- [PROBLEM TO WORK ON] Print exactly the lines from the first one down to the line containing "const yR = d3.scaleLinear().domain([0, 600]).range([516, 158]);", both ends included, with no pictures and nothing else.

### PROVIDED DATA

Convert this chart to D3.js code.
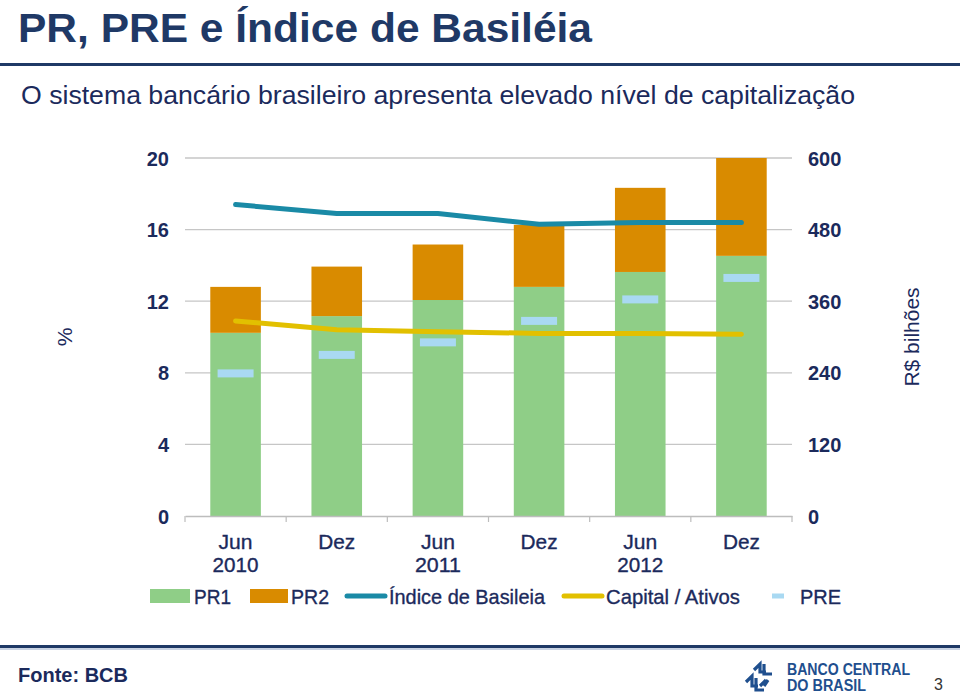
<!DOCTYPE html>
<html><head><meta charset="utf-8">
<script src="https://cdn.jsdelivr.net/npm/d3@7"></script>
<style>
html,body{margin:0;padding:0;background:#fff;}
svg{display:block;}
</style></head>
<body>
<script>
// ---- data ----
const catMonth = ["Jun","Dez","Jun","Dez","Jun","Dez"];
const catYear  = ["2010","","2011","","2012",""];
const pr1 = [307, 335, 362, 384, 409, 436];          // R$ bilhões
const pr2 = [77, 83, 93, 104, 141, 164];             // R$ bilhões
const pre = [239, 270, 291, 327, 363, 399];          // R$ bilhões
const basileia = [17.4, 16.9, 16.9, 16.3, 16.4, 16.4];      // %
const capitalAtivos = [10.9, 10.4, 10.3, 10.2, 10.2, 10.15]; // %
const leftTicks = [0, 4, 8, 12, 16, 20];
const rightTicks = [0, 120, 240, 360, 480, 600];
const legendItems = ["PR1","PR2","Índice de Basileia","Capital / Ativos","PRE"];

const W = 960, H = 697;
const navy = "#1b2a5c", titleCol = "#1f3966";
const cGreen = "#8fce87", cOrange = "#d98b00", cTeal = "#1a8aa6", cYellow = "#e2c000", cPre = "#a9d9f2";
const fontA = "'Liberation Sans',Arial,sans-serif";

const svg = d3.select("body").append("svg").attr("width", W).attr("height", H);

// header
svg.append("text").attr("x", 18).attr("y", 42).attr("font-family", fontA).attr("font-weight", "bold")
  .attr("font-size", 40).attr("fill", titleCol)
  .attr("textLength", 574).attr("lengthAdjust", "spacingAndGlyphs").text("PR, PRE e Índice de Basiléia");
svg.append("rect").attr("x", 0).attr("y", 63).attr("width", W).attr("height", 3).attr("fill", titleCol);
svg.append("text").attr("x", 21).attr("y", 104).attr("font-family", fontA)
  .attr("font-size", 26).attr("fill", navy)
  .attr("textLength", 834).attr("lengthAdjust", "spacingAndGlyphs")
  .text("O sistema bancário brasileiro apresenta elevado nível de capitalização");

// scales
const x = d3.scaleBand().domain(d3.range(catMonth.length)).range([185, 792]).paddingInner(0.5).paddingOuter(0.25);
const yL = d3.scaleLinear().domain([0, 20]).range([516, 158]);
const yR = d3.scaleLinear().domain([0, 600]).range([516, 158]);

// gridlines
svg.append("g").selectAll("line").data(leftTicks.filter(d => d > 0)).join("line")
  .attr("x1", 185).attr("x2", 792).attr("y1", d => yL(d)).attr("y2", d => yL(d))
  .attr("stroke", "#c6c6c6").attr("stroke-width", 1.3);

// axes labels
const gl = svg.append("g").attr("transform", "translate(169,0)")
  .call(d3.axisLeft(yL).tickValues(leftTicks).tickSize(0).tickPadding(0));
gl.select(".domain").remove();
gl.selectAll("text").attr("font-family", fontA).attr("font-size", 20).attr("font-weight", "bold")
  .attr("fill", navy).attr("dy", "0.35em");

const gr = svg.append("g").attr("transform", "translate(808,0)")
  .call(d3.axisRight(yR).tickValues(rightTicks).tickSize(0).tickPadding(0));
gr.select(".domain").remove();
gr.selectAll("text").attr("font-family", fontA).attr("font-size", 20).attr("font-weight", "bold")
  .attr("fill", navy).attr("dy", "0.35em");

svg.append("text").attr("transform", "translate(72,337) rotate(-90)").attr("text-anchor", "middle")
  .attr("font-family", fontA).attr("font-size", 21).attr("fill", navy).text("%");
svg.append("text").attr("transform", "translate(919,337) rotate(-90)").attr("text-anchor", "middle")
  .attr("font-family", fontA).attr("font-size", 21).attr("fill", navy).text("R$ bilhões");

// bars
const idx = d3.range(catMonth.length);
svg.append("g").selectAll("rect").data(idx).join("rect")
  .attr("x", i => x(i)).attr("width", x.bandwidth())
  .attr("y", i => yR(pr1[i])).attr("height", i => yR(0) - yR(pr1[i])).attr("fill", cGreen);
svg.append("g").selectAll("rect").data(idx).join("rect")
  .attr("x", i => x(i)).attr("width", x.bandwidth())
  .attr("y", i => yR(pr1[i] + pr2[i])).attr("height", i => yR(pr1[i]) - yR(pr1[i] + pr2[i])).attr("fill", cOrange);

// PRE markers
svg.append("g").selectAll("rect").data(idx).join("rect")
  .attr("x", i => x(i) + x.bandwidth() / 2 - 18).attr("width", 36)
  .attr("y", i => yR(pre[i]) - 4).attr("height", 8).attr("fill", cPre);

// lines
const cx = i => x(i) + x.bandwidth() / 2;
const lineB = d3.line().x(i => cx(i)).y(i => yL(basileia[i]));
const lineC = d3.line().x(i => cx(i)).y(i => yL(capitalAtivos[i]));
svg.append("path").attr("d", lineB(idx)).attr("fill", "none").attr("stroke", cTeal)
  .attr("stroke-width", 5).attr("stroke-linecap", "round").attr("stroke-linejoin", "round");
svg.append("path").attr("d", lineC(idx)).attr("fill", "none").attr("stroke", cYellow)
  .attr("stroke-width", 5).attr("stroke-linecap", "round").attr("stroke-linejoin", "round");

// x axis
const gx = svg.append("g").attr("transform", "translate(0,516)")
  .call(d3.axisBottom(x).tickSize(0).tickFormat(""));
gx.select(".domain").attr("stroke", "#bdbdbd").attr("stroke-width", 1.5);
gx.selectAll(".tick").remove();
const step = x.step();
const x0 = x(0) - x.paddingOuter() * step - step * x.paddingInner() / 2 + step * x.paddingInner() / 2;
svg.append("g").selectAll("line").data(d3.range(catMonth.length + 1)).join("line")
  .attr("x1", i => x0 + i * step).attr("x2", i => x0 + i * step)
  .attr("y1", 516).attr("y2", 522).attr("stroke", "#bdbdbd").attr("stroke-width", 1.2);

const labStyle = sel => sel.attr("text-anchor", "middle").attr("font-family", fontA).attr("font-size", 21)
  .attr("fill", navy).attr("stroke", navy).attr("stroke-width", 0.35).attr("lengthAdjust", "spacingAndGlyphs");
const lab = svg.append("g").selectAll("g").data(idx).join("g");
lab.append("text").attr("x", cx).attr("y", 549).call(labStyle)
  .attr("textLength", i => catMonth[i] === "Jun" ? 34 : 37).text(i => catMonth[i]);
lab.filter(i => catYear[i] !== "").append("text").attr("x", cx).attr("y", 572).call(labStyle)
  .attr("textLength", 46).text(i => catYear[i]);

// legend
const leg = svg.append("g");
const lx = [150, 250, 345, 562, 772];
const ly = 596;
leg.append("rect").attr("x", lx[0]).attr("y", ly - 7).attr("width", 40).attr("height", 14).attr("fill", cGreen);
leg.append("rect").attr("x", lx[1]).attr("y", ly - 7).attr("width", 38).attr("height", 14).attr("fill", cOrange);
leg.append("line").attr("x1", lx[2] + 2).attr("x2", lx[2] + 40).attr("y1", ly).attr("y2", ly)
  .attr("stroke", cTeal).attr("stroke-width", 5).attr("stroke-linecap", "round");
leg.append("line").attr("x1", lx[3] + 2).attr("x2", lx[3] + 40).attr("y1", ly).attr("y2", ly)
  .attr("stroke", cYellow).attr("stroke-width", 5).attr("stroke-linecap", "round");
leg.append("rect").attr("x", lx[4]).attr("y", ly - 2.5).attr("width", 12).attr("height", 5).attr("fill", cPre);
const tx = [194, 291, 389, 606, 800];
const tw = [37, 38, 156, 134, 41];
leg.selectAll("text").data(legendItems).join("text")
  .attr("x", (d, i) => tx[i]).attr("y", ly + 8).attr("font-family", fontA).attr("font-size", 21)
  .attr("fill", navy).attr("stroke", navy).attr("stroke-width", 0.35)
  .attr("textLength", (d, i) => tw[i]).attr("lengthAdjust", "spacingAndGlyphs").text(d => d);

// footer
svg.append("rect").attr("x", 0).attr("y", 645).attr("width", W).attr("height", 3).attr("fill", titleCol);
svg.append("rect").attr("x", 0).attr("y", 648).attr("width", W).attr("height", 2).attr("fill", "#c9d3e3");
svg.append("text").attr("x", 18).attr("y", 682).attr("font-family", fontA).attr("font-weight", "bold")
  .attr("font-size", 20).attr("fill", navy).text("Fonte: BCB");
svg.append("text").attr("x", 934).attr("y", 690).attr("font-family", fontA)
  .attr("font-size", 16).attr("fill", "#333").text("3");

// logo
const logo = svg.append("g").attr("transform", "translate(746,656)");
const lc = "#1f4f8e";
logo.append("path").attr("d", "M8 14 L14 8 L14 16 L20 16 M18 8 L18 18 L26 18 M0 26 L6 20 L6 30 L12 30 M10 22 L10 34 L18 34 M14 30 L20 24 M22 24 L18 30")
  .attr("fill", "none").attr("stroke", lc).attr("stroke-width", 3.2);
logo.append("text").attr("x", 41).attr("y", 19).attr("font-family", fontA).attr("font-weight", "bold")
  .attr("font-size", 16).attr("fill", lc).attr("textLength", 123).attr("lengthAdjust", "spacingAndGlyphs").text("BANCO CENTRAL");
logo.append("text").attr("x", 41).attr("y", 35).attr("font-family", fontA).attr("font-weight", "bold")
  .attr("font-size", 16).attr("fill", lc).attr("textLength", 79).attr("lengthAdjust", "spacingAndGlyphs").text("DO BRASIL");
</script>
</body></html>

######

- [RESULT OF THE EXERCISE]
Convert this chart to D3.js code.
<!DOCTYPE html>
<html><head><meta charset="utf-8">
<script src="https://cdn.jsdelivr.net/npm/d3@7"></script>
<style>
html,body{margin:0;padding:0;background:#fff;}
svg{display:block;}
</style></head>
<body>
<script>
// ---- data ----
const catMonth = ["Jun","Dez","Jun","Dez","Jun","Dez"];
const catYear  = ["2010","","2011","","2012",""];
const pr1 = [307, 335, 362, 384, 409, 436];          // R$ bilhões
const pr2 = [77, 83, 93, 104, 141, 164];             // R$ bilhões
const pre = [239, 270, 291, 327, 363, 399];          // R$ bilhões
const basileia = [17.4, 16.9, 16.9, 16.3, 16.4, 16.4];      // %
const capitalAtivos = [10.9, 10.4, 10.3, 10.2, 10.2, 10.15]; // %
const leftTicks = [0, 4, 8, 12, 16, 20];
const rightTicks = [0, 120, 240, 360, 480, 600];
const legendItems = ["PR1","PR2","Índice de Basileia","Capital / Ativos","PRE"];

const W = 960, H = 697;
const navy = "#1b2a5c", titleCol = "#1f3966";
const cGreen = "#8fce87", cOrange = "#d98b00", cTeal = "#1a8aa6", cYellow = "#e2c000", cPre = "#a9d9f2";
const fontA = "'Liberation Sans',Arial,sans-serif";

const svg = d3.select("body").append("svg").attr("width", W).attr("height", H);

// header
svg.append("text").attr("x", 18).attr("y", 42).attr("font-family", fontA).attr("font-weight", "bold")
  .attr("font-size", 40).attr("fill", titleCol)
  .attr("textLength", 574).attr("lengthAdjust", "spacingAndGlyphs").text("PR, PRE e Índice de Basiléia");
svg.append("rect").attr("x", 0).attr("y", 63).attr("width", W).attr("height", 3).attr("fill", titleCol);
svg.append("text").attr("x", 21).attr("y", 104).attr("font-family", fontA)
  .attr("font-size", 26).attr("fill", navy)
  .attr("textLength", 834).attr("lengthAdjust", "spacingAndGlyphs")
  .text("O sistema bancário brasileiro apresenta elevado nível de capitalização");

// scales
const x = d3.scaleBand().domain(d3.range(catMonth.length)).range([185, 792]).paddingInner(0.5).paddingOuter(0.25);
const yL = d3.scaleLinear().domain([0, 20]).range([516, 158]);
const yR = d3.scaleLinear().domain([0, 600]).range([516, 158]);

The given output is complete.